We are often asked about the minimum opening height of individual rescue systems. The answer is not simple and it is first necessary to understand the basic principles of how the system works. Each rescue is different and takes place in a different position of the aircraft and at a different speed. Please see the following image for a basic idea. 

Aircraft types and rescue system location

Powered hang-gliders, ultralight trike

The rescue system must be aimed away from the propeller disk and away from the wing. The rescue system should be aimed to the side, where the propeller blade rotates in the up direction, perpendicular to the direction of flight, and slightly upward. The suspension straps should be anchored to the same point as the glider wing or parachute canopy suspension point. For UL trikes, the suspension straps must be anchored in two points along the main attachment of the lifting surface for the particular aircraft. This can be done with a “V” strap which is supplied by us.

It is imperative to have additional anchor points along the landing gear, respectively, the pilot’s seat, which can sustain loads of min. 6G!

High-wing monoplane

The aircraft must be fastened to the parachute by at least 3 or 4 suspension straps to anchor points approved by the manufacturer of the aircraft; this will most likely be where the wing spars are fastened. If the anchor points are not rated for at least 6G, the suspension straps must be interconnected with the landing gear, or some other solution providing this requirement. The straps must be routed under the aircraft skin so that they will not be damaged! The suspension cables which are going to be pulled be pulled through the aircraft skin must be made of steel. This is to ensure minimal cable damage due to sharp edges of the ripped sheet metal or fiberglass cover; the steel cable also cuts through the material better.

Low-wing plane

The aircraft must be fastened to the parachute by at least 3 or 4 suspension straps to anchor points approved by the manufacturer of the aircraft.

The rescue system must be fastened to suitable airplane parts. The Softpack container must be attached by straps or cables to at least four fastening straps.

The suspension cables which are going to be pulled be pulled through the aircraft skin have the same requirements as for high-wing monoplanes.

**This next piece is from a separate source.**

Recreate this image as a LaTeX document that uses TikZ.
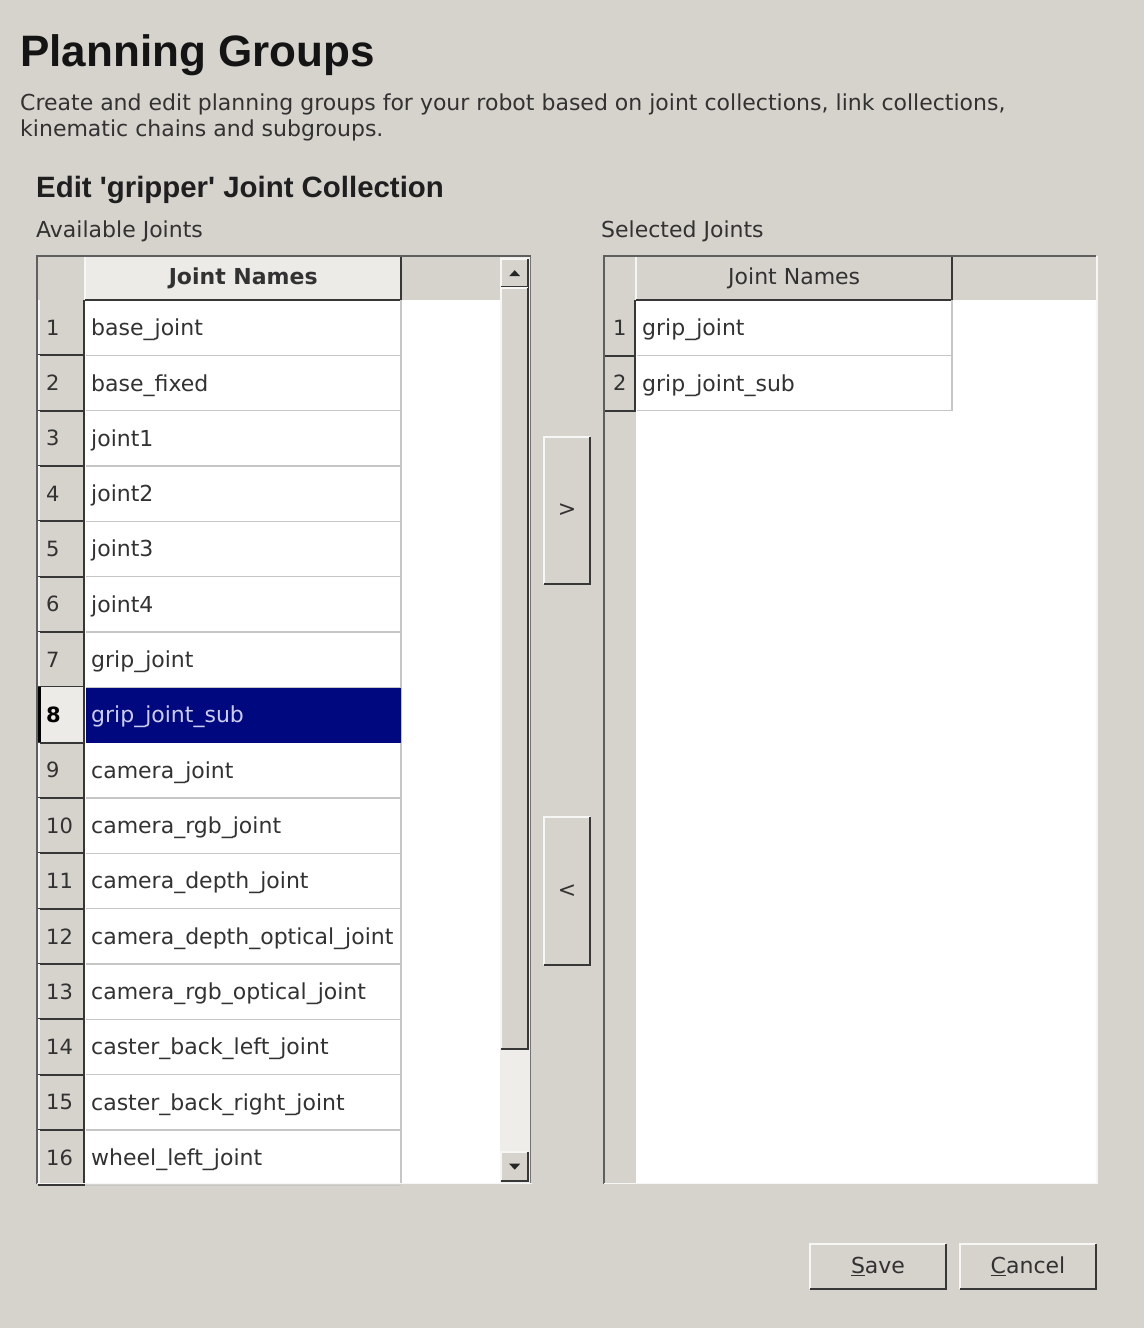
\documentclass[tikz,border=0pt]{standalone}
\usepackage{fontspec}
\setmainfont{DejaVu Sans}
\newfontfamily\headfont{Liberation Sans}
\definecolor{guibg}{RGB}{214,210,204}
\definecolor{hdrlight}{RGB}{236,235,232}
\definecolor{darkedge}{RGB}{55,55,55}
\definecolor{lightedge}{RGB}{246,246,244}
\definecolor{gridc}{RGB}{198,198,198}
\definecolor{selblue}{RGB}{0,8,128}
\definecolor{seltext}{RGB}{205,205,238}
\definecolor{txt}{RGB}{50,50,50}
\definecolor{trackc}{RGB}{238,237,234}
\begin{document}
\begin{tikzpicture}[x=1pt,y=-1pt,
  lbl/.style={anchor=base west,inner sep=0pt,text=txt,font=\fontsize{22}{26}\selectfont},
  celltxt/.style={anchor=base west,inner sep=0pt,font=\fontsize{22}{26}\selectfont},
  numtxt/.style={inner sep=0pt,text=txt,font=\fontsize{21}{26}\selectfont},
  hdrtxt/.style={anchor=center,inner sep=0pt,text=txt,font=\fontsize{22}{26}\selectfont},
  btn/.style={fill=guibg,inner sep=0pt,text=txt,font=\fontsize{22}{26}\selectfont},
  hi/.style={lightedge,line width=2pt},
  lo/.style={darkedge,line width=2pt},
  grid/.style={gridc,line width=1.2pt}
]
\useasboundingbox (0,0) rectangle (1144,1328);
\fill[guibg] (0,0) rectangle (1144,1328);

% ---------- headings ----------
\node[anchor=base west,inner sep=0pt,text=black!92,font=\headfont\bfseries\fontsize{44}{50}\selectfont] (title) at (20,66) {Planning Groups};
\node[lbl] (desc1) at (20,110) {Create and edit planning groups for your robot based on joint collections, link collections,};
\node[lbl] (desc2) at (20,136) {kinematic chains and subgroups.};
\node[anchor=base west,inner sep=0pt,text=black!88,font=\headfont\bfseries\fontsize{29.4}{34}\selectfont] (edit) at (36,197) {Edit 'gripper' Joint Collection};
\node[lbl] (avail) at (36,237) {Available Joints};
\node[lbl] (selj) at (601,237) {Selected Joints};

% ---------- left table ----------
\fill[white] (85,300) rectangle (500,1184);
\fill[guibg] (37,256) rectangle (500,300);
\fill[guibg] (37,300) rectangle (85,1184);
\node[hdrtxt,fill=hdrlight,minimum width=316pt,minimum height=44pt,anchor=north west,font=\bfseries\fontsize{22}{26}\selectfont] (lhead) at (85,256) {Joint Names};
\draw[hi] (lhead.south west) -- (lhead.north west);
\draw[lo] (lhead.north east) -- (lhead.south east) -- (lhead.south west);
\draw[grid] (401,300) -- (401,1184);
% selection
\fill[selblue] (86,300+7*55.33+1) rectangle (401,300+8*55.33);
\foreach \n [count=\i] in {base\_joint,base\_fixed,joint1,joint2,joint3,joint4,grip\_joint,grip\_joint\_sub,camera\_joint,camera\_rgb\_joint,camera\_depth\_joint,camera\_depth\_optical\_joint,camera\_rgb\_optical\_joint,caster\_back\_left\_joint,caster\_back\_right\_joint,wheel\_left\_joint}{
  \pgfmathsetmacro\rt{300+(\i-1)*55.33}
  \pgfmathsetmacro\rc{\rt+27.67}
  \pgfmathsetmacro\rb{\rt+55.33}
  \ifnum\i=8
    \fill[hdrlight] (38,\rt) rectangle (84,\rb);
    \draw[black,line width=3pt] (39.5,\rt) -- (39.5,\rb);
    \node[numtxt,anchor=west,font=\bfseries\fontsize{21}{26}\selectfont,text=black] (LH\i) at (46,\rc) {\i};
    \node[celltxt,text=seltext] (LC\i) at (91,\rc+8) {\n};
  \else
    \draw[hi] (39,\rb) -- (39,\rt);
    \node[numtxt,anchor=west] (LH\i) at (46,\rc) {\i};
    \draw[grid] (86,\rb) -- (401,\rb);
    \node[celltxt,text=txt] (LC\i) at (91,\rc+8) {\n};
  \fi
  \draw[lo] (84,\rt) -- (84,\rb) -- (38,\rb);
}
% scrollbar
\fill[trackc] (500,256) rectangle (530,1184);
\node[fill=guibg,minimum width=27pt,minimum height=28pt,inner sep=0pt,anchor=north west] (upb) at (501,259) {};
\draw[hi] (upb.south west) -- (upb.north west) -- (upb.north east);
\draw[lo] (upb.north east) -- (upb.south east) -- (upb.south west);
\fill[black!85] ([xshift=-5.5pt,yshift=-3pt]upb.center) -- ([yshift=3pt]upb.center) -- ([xshift=5.5pt,yshift=-3pt]upb.center) -- cycle;
\node[fill=guibg,minimum width=27pt,minimum height=761pt,inner sep=0pt,anchor=north west] (thumb) at (501,288) {};
\draw[hi] (thumb.south west) -- (thumb.north west) -- (thumb.north east);
\draw[lo] (thumb.north east) -- (thumb.south east) -- (thumb.south west);
\node[fill=guibg,minimum width=27pt,minimum height=29pt,inner sep=0pt,anchor=north west] (dnb) at (501,1152) {};
\draw[hi] (dnb.south west) -- (dnb.north west) -- (dnb.north east);
\draw[lo] (dnb.north east) -- (dnb.south east) -- (dnb.south west);
\fill[black!85] ([xshift=-5.5pt,yshift=3pt]dnb.center) -- ([yshift=-3pt]dnb.center) -- ([xshift=5.5pt,yshift=3pt]dnb.center) -- cycle;
% frame
\draw[darkedge!80,line width=2pt] (37,1184) -- (37,256) -- (531,256);
\draw[darkedge!70,line width=1.5pt] (530.5,257) -- (530.5,1183);
\draw[lightedge,line width=1.5pt] (37,1183.5) -- (532,1183.5);

% ---------- middle buttons ----------
\node[btn,minimum width=46pt,minimum height=147pt] (addbtn) at (567,510.5) {>};
\draw[hi] (addbtn.south west) -- (addbtn.north west) -- (addbtn.north east);
\draw[lo] (addbtn.north east) -- (addbtn.south east) -- (addbtn.south west);
\node[btn,minimum width=46pt,minimum height=148pt] (rembtn) at (567,891) {<};
\draw[hi] (rembtn.south west) -- (rembtn.north west) -- (rembtn.north east);
\draw[lo] (rembtn.north east) -- (rembtn.south east) -- (rembtn.south west);

% ---------- right table ----------
\fill[white] (636,300) rectangle (1096,1184);
\fill[guibg] (603,256) rectangle (1096,300);
\fill[guibg] (603,300) rectangle (636,1184);
\node[hdrtxt,minimum width=316pt,minimum height=44pt,anchor=north west] (rhead) at (636,256) {Joint Names};
\draw[hi] (rhead.south west) -- (rhead.north west);
\draw[lo] (rhead.north east) -- (rhead.south east) -- (rhead.south west);
\draw[grid] (952,300) -- (952,410.7);
\foreach \n [count=\i] in {grip\_joint,grip\_joint\_sub}{
  \pgfmathsetmacro\rt{300+(\i-1)*55.33}
  \pgfmathsetmacro\rc{\rt+27.67}
  \pgfmathsetmacro\rb{\rt+55.33}
  \node[numtxt,minimum width=31pt,minimum height=55.33pt,anchor=north west] (RH\i) at (604,\rt) {\i};
  \draw[hi] (RH\i.south west) -- (RH\i.north west);
  \draw[lo] (RH\i.north east) -- (RH\i.south east) -- (RH\i.south west);
  \draw[grid] (637,\rb) -- (952,\rb);
  \node[celltxt,text=txt] (RC\i) at (642,\rc+8) {\n};
}
\draw[darkedge!80,line width=2pt] (604,1184) -- (604,256) -- (1096,256);
\draw[lightedge,line width=1.5pt] (604,1183.5) -- (1097,1183.5) -- (1097,256);

% ---------- bottom buttons ----------
\node[btn,minimum width=136pt,minimum height=45pt] (save) at (878,1266.5) {\underline{S}ave};
\draw[hi] (save.south west) -- (save.north west) -- (save.north east);
\draw[lo] (save.north east) -- (save.south east) -- (save.south west);
\node[btn,minimum width=136pt,minimum height=45pt] (cancel) at (1028,1266.5) {\underline{C}ancel};
\draw[hi] (cancel.south west) -- (cancel.north west) -- (cancel.north east);
\draw[lo] (cancel.north east) -- (cancel.south east) -- (cancel.south west);
\end{tikzpicture}
\end{document}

The rescue system should be aimed perpendicular to the direction of flight, on the side where the rotor blades rotate backwards. The parachute is connected through the parachute chord, connecting cable, and suspension straps to the sling. The cable must be made of steel or Kevlar cable with at least a 6G rating; the cable must extend an additional 2m past the tips of the rotor blades. The axial thrust bearing prevents the rotating rotor from twisting the connecting cables, parachute, and canopy.



The Rescue system is aimed horizontally to the side where the rotor blades are set with a pitch angle in the flight direction and moving in the forward direction. The main anchor cable is led to the rescue system through the cockpit outer surface to the rotor axis, around which it makes a sling. The cable must be made of steel or KEVLAR with at least a 6G rating. The cable must extend at least 2m past the tip of the rotor blades!